◆ **TASK GOAL**
Scan the entries below. List each line with "this".

Collected data:
================================

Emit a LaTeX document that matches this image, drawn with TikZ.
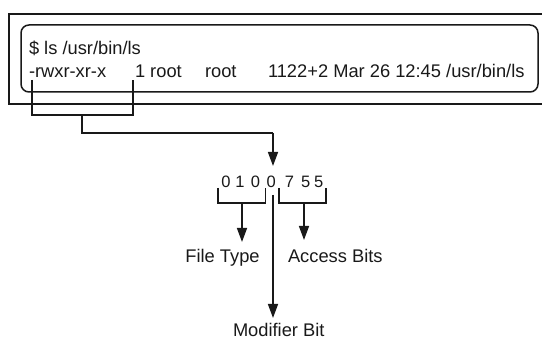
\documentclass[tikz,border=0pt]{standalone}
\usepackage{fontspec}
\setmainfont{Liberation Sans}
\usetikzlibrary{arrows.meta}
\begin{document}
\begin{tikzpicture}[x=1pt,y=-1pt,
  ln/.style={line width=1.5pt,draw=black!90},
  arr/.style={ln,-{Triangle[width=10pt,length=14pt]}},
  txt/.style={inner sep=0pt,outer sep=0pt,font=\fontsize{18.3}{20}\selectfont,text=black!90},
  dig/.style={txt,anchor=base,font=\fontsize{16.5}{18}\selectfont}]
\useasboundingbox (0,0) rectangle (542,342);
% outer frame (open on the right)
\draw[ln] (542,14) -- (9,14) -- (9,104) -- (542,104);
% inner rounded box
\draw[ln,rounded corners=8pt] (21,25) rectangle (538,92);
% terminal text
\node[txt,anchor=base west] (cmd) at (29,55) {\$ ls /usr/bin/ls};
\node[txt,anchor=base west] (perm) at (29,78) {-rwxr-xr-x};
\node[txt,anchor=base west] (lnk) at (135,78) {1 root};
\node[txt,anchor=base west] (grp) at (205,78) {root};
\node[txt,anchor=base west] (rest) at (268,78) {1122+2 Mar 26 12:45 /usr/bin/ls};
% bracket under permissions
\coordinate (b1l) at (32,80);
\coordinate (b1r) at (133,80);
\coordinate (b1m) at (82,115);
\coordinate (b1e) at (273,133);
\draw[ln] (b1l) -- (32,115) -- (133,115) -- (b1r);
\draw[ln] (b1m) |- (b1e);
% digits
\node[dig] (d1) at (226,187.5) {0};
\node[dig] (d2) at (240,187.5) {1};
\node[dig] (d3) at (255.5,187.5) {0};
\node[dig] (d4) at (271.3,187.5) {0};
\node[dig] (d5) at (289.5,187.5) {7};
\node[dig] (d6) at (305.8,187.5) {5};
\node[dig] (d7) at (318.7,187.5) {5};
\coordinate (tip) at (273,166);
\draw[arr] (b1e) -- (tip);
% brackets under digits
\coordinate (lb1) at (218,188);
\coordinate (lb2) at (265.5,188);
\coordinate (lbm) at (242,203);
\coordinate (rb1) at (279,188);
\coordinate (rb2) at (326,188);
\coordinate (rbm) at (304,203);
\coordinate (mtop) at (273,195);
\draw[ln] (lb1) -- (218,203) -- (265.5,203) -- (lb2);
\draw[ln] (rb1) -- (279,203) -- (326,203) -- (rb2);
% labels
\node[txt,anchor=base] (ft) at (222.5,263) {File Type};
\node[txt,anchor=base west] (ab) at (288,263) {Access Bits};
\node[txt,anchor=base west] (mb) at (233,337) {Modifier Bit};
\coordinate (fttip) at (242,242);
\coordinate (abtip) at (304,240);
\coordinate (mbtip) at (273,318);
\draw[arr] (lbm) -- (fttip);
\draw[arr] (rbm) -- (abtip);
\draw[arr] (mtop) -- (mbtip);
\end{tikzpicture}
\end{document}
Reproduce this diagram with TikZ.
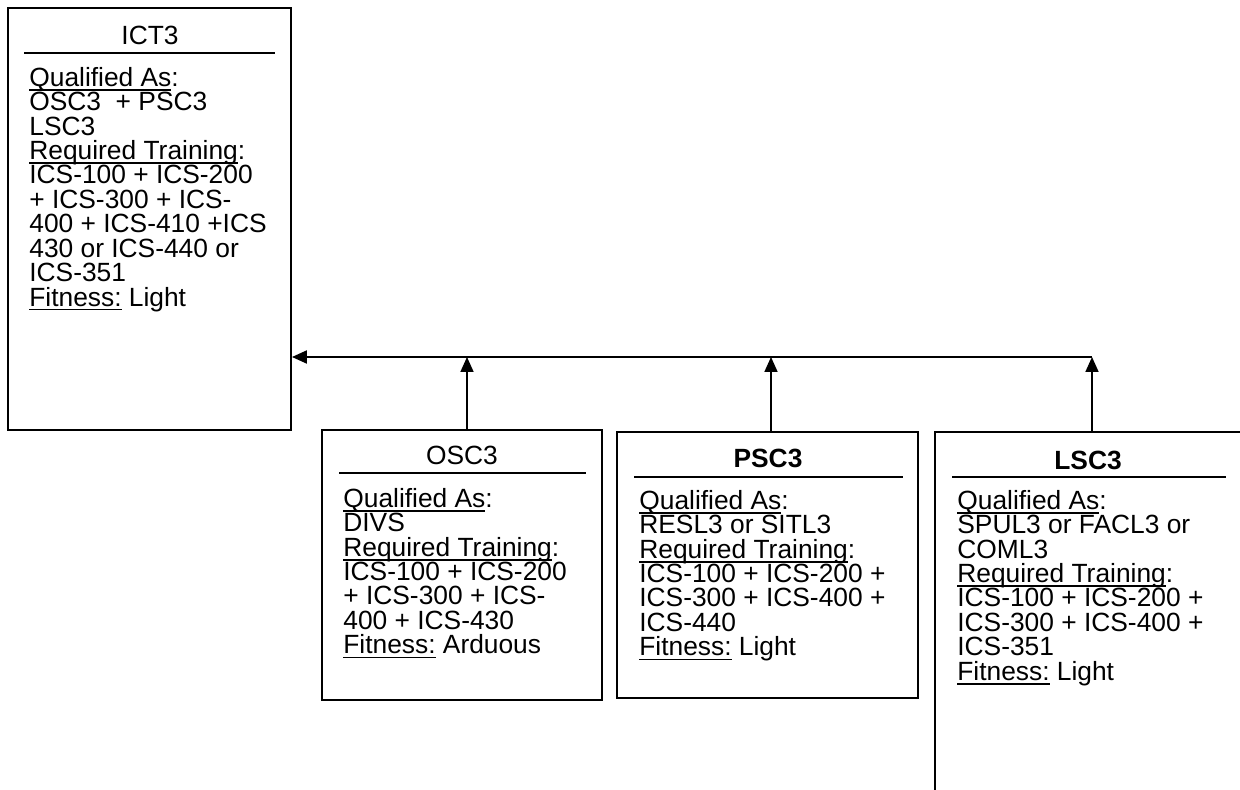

================================

◆ **WRITTEN REPLY**
Emit a LaTeX document that matches this image, drawn with TikZ.
Reproduce this diagram with TikZ.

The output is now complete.